(Saved entries)
•••••

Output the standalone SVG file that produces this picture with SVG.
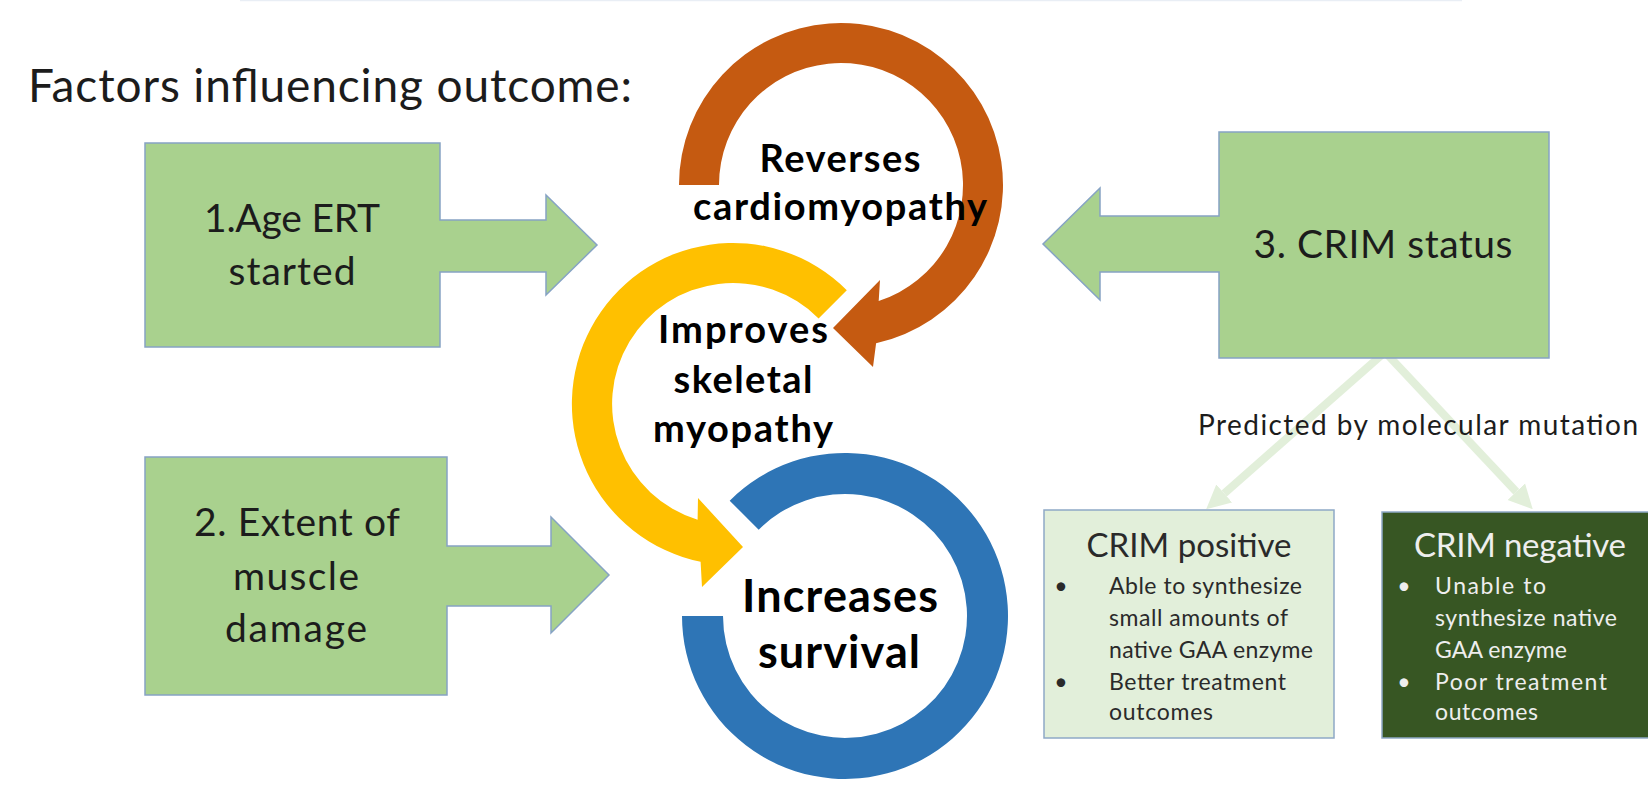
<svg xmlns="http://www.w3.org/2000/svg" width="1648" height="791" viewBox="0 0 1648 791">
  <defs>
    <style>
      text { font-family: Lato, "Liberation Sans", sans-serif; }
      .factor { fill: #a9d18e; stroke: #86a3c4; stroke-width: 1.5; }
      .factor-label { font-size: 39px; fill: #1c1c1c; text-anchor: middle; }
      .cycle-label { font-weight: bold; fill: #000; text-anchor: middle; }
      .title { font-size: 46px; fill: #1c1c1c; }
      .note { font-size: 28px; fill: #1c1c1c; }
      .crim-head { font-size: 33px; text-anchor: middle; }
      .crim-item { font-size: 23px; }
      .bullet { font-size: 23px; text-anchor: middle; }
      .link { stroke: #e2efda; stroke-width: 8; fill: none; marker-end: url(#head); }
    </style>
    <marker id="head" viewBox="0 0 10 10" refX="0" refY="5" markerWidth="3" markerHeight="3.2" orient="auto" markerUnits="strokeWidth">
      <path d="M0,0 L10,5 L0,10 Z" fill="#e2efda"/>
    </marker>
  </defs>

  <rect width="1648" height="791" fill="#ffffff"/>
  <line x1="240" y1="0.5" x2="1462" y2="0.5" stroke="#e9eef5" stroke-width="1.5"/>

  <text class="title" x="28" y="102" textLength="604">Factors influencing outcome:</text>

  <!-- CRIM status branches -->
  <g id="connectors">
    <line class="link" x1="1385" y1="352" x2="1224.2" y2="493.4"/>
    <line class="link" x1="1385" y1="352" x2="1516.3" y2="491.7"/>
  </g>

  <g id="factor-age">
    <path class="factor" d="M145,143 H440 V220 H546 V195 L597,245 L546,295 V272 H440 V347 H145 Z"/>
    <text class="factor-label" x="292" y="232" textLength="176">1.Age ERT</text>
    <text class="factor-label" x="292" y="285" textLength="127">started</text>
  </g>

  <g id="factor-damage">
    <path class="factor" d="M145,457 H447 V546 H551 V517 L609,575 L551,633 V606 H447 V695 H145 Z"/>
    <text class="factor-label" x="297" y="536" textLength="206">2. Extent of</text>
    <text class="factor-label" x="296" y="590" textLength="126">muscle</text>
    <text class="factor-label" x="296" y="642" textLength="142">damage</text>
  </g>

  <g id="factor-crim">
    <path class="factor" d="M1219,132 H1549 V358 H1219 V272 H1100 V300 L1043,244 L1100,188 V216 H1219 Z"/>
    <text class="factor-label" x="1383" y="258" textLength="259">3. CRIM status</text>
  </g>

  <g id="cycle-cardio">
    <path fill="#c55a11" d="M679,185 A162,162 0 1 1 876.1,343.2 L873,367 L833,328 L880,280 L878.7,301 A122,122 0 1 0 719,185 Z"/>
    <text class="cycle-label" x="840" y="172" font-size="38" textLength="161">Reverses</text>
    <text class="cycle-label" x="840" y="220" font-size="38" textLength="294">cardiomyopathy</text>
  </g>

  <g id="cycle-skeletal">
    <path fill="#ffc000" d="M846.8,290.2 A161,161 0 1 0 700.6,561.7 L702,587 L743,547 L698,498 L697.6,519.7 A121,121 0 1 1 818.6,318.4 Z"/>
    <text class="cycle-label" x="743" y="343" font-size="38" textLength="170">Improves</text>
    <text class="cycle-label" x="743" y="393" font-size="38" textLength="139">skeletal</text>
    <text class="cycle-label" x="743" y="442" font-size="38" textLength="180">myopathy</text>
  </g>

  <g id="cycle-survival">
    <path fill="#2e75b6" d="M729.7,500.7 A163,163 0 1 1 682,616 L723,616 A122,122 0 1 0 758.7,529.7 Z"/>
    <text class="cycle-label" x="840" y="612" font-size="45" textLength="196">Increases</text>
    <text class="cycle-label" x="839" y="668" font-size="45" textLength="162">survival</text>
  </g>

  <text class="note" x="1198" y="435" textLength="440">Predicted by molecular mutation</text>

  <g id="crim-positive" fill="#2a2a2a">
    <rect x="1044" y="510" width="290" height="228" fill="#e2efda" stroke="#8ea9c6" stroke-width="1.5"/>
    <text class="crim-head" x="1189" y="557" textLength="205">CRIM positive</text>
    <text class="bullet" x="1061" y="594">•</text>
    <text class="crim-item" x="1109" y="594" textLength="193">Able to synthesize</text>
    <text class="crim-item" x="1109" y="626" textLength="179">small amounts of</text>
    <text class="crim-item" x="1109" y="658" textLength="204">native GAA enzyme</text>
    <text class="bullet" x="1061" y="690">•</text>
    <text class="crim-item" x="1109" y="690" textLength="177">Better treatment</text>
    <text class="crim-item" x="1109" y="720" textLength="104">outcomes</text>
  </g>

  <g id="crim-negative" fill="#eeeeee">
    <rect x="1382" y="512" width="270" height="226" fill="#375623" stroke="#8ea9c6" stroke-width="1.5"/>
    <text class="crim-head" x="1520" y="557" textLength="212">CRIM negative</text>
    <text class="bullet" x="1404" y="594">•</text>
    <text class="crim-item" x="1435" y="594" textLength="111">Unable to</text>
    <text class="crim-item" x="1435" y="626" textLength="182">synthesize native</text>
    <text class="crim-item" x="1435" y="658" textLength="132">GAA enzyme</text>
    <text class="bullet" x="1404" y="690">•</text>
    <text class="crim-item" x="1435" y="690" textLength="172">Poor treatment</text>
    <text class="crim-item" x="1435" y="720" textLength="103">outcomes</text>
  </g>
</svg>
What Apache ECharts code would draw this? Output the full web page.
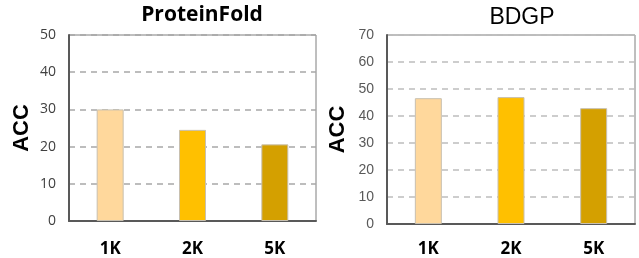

•••••

■ What you have to do
Write out the whole listing exactly, and drop the pictures.

■ Response to the task
Output the standalone SVG file that produces this picture with SVG.
<svg xmlns="http://www.w3.org/2000/svg" width="1648" height="791" viewBox="0 0 1648 791">
  <defs>
    <style>
      text { font-family: Lato, "Liberation Sans", sans-serif; }
      .factor { fill: #a9d18e; stroke: #86a3c4; stroke-width: 1.5; }
      .factor-label { font-size: 39px; fill: #1c1c1c; text-anchor: middle; }
      .cycle-label { font-weight: bold; fill: #000; text-anchor: middle; }
      .title { font-size: 46px; fill: #1c1c1c; }
      .note { font-size: 28px; fill: #1c1c1c; }
      .crim-head { font-size: 33px; text-anchor: middle; }
      .crim-item { font-size: 23px; }
      .bullet { font-size: 23px; text-anchor: middle; }
      .link { stroke: #e2efda; stroke-width: 8; fill: none; marker-end: url(#head); }
    </style>
    <marker id="head" viewBox="0 0 10 10" refX="0" refY="5" markerWidth="3" markerHeight="3.2" orient="auto" markerUnits="strokeWidth">
      <path d="M0,0 L10,5 L0,10 Z" fill="#e2efda"/>
    </marker>
  </defs>

  <rect width="1648" height="791" fill="#ffffff"/>
  <line x1="240" y1="0.5" x2="1462" y2="0.5" stroke="#e9eef5" stroke-width="1.5"/>

  <text class="title" x="28" y="102" textLength="604">Factors influencing outcome:</text>

  <!-- CRIM status branches -->
  <g id="connectors">
    <line class="link" x1="1385" y1="352" x2="1224.2" y2="493.4"/>
    <line class="link" x1="1385" y1="352" x2="1516.3" y2="491.7"/>
  </g>

  <g id="factor-age">
    <path class="factor" d="M145,143 H440 V220 H546 V195 L597,245 L546,295 V272 H440 V347 H145 Z"/>
    <text class="factor-label" x="292" y="232" textLength="176">1.Age ERT</text>
    <text class="factor-label" x="292" y="285" textLength="127">started</text>
  </g>

  <g id="factor-damage">
    <path class="factor" d="M145,457 H447 V546 H551 V517 L609,575 L551,633 V606 H447 V695 H145 Z"/>
    <text class="factor-label" x="297" y="536" textLength="206">2. Extent of</text>
    <text class="factor-label" x="296" y="590" textLength="126">muscle</text>
    <text class="factor-label" x="296" y="642" textLength="142">damage</text>
  </g>

  <g id="factor-crim">
    <path class="factor" d="M1219,132 H1549 V358 H1219 V272 H1100 V300 L1043,244 L1100,188 V216 H1219 Z"/>
    <text class="factor-label" x="1383" y="258" textLength="259">3. CRIM status</text>
  </g>

  <g id="cycle-cardio">
    <path fill="#c55a11" d="M679,185 A162,162 0 1 1 876.1,343.2 L873,367 L833,328 L880,280 L878.7,301 A122,122 0 1 0 719,185 Z"/>
    <text class="cycle-label" x="840" y="172" font-size="38" textLength="161">Reverses</text>
    <text class="cycle-label" x="840" y="220" font-size="38" textLength="294">cardiomyopathy</text>
  </g>

  <g id="cycle-skeletal">
    <path fill="#ffc000" d="M846.8,290.2 A161,161 0 1 0 700.6,561.7 L702,587 L743,547 L698,498 L697.6,519.7 A121,121 0 1 1 818.6,318.4 Z"/>
    <text class="cycle-label" x="743" y="343" font-size="38" textLength="170">Improves</text>
    <text class="cycle-label" x="743" y="393" font-size="38" textLength="139">skeletal</text>
    <text class="cycle-label" x="743" y="442" font-size="38" textLength="180">myopathy</text>
  </g>

  <g id="cycle-survival">
    <path fill="#2e75b6" d="M729.7,500.7 A163,163 0 1 1 682,616 L723,616 A122,122 0 1 0 758.7,529.7 Z"/>
    <text class="cycle-label" x="840" y="612" font-size="45" textLength="196">Increases</text>
    <text class="cycle-label" x="839" y="668" font-size="45" textLength="162">survival</text>
  </g>

  <text class="note" x="1198" y="435" textLength="440">Predicted by molecular mutation</text>

  <g id="crim-positive" fill="#2a2a2a">
    <rect x="1044" y="510" width="290" height="228" fill="#e2efda" stroke="#8ea9c6" stroke-width="1.5"/>
    <text class="crim-head" x="1189" y="557" textLength="205">CRIM positive</text>
    <text class="bullet" x="1061" y="594">•</text>
    <text class="crim-item" x="1109" y="594" textLength="193">Able to synthesize</text>
    <text class="crim-item" x="1109" y="626" textLength="179">small amounts of</text>
    <text class="crim-item" x="1109" y="658" textLength="204">native GAA enzyme</text>
    <text class="bullet" x="1061" y="690">•</text>
    <text class="crim-item" x="1109" y="690" textLength="177">Better treatment</text>
    <text class="crim-item" x="1109" y="720" textLength="104">outcomes</text>
  </g>

  <g id="crim-negative" fill="#eeeeee">
    <rect x="1382" y="512" width="270" height="226" fill="#375623" stroke="#8ea9c6" stroke-width="1.5"/>
    <text class="crim-head" x="1520" y="557" textLength="212">CRIM negative</text>
    <text class="bullet" x="1404" y="594">•</text>
    <text class="crim-item" x="1435" y="594" textLength="111">Unable to</text>
    <text class="crim-item" x="1435" y="626" textLength="182">synthesize native</text>
    <text class="crim-item" x="1435" y="658" textLength="132">GAA enzyme</text>
    <text class="bullet" x="1404" y="690">•</text>
    <text class="crim-item" x="1435" y="690" textLength="172">Poor treatment</text>
    <text class="crim-item" x="1435" y="720" textLength="103">outcomes</text>
  </g>
</svg>
What Apache ECharts code would draw this? Output the full web page.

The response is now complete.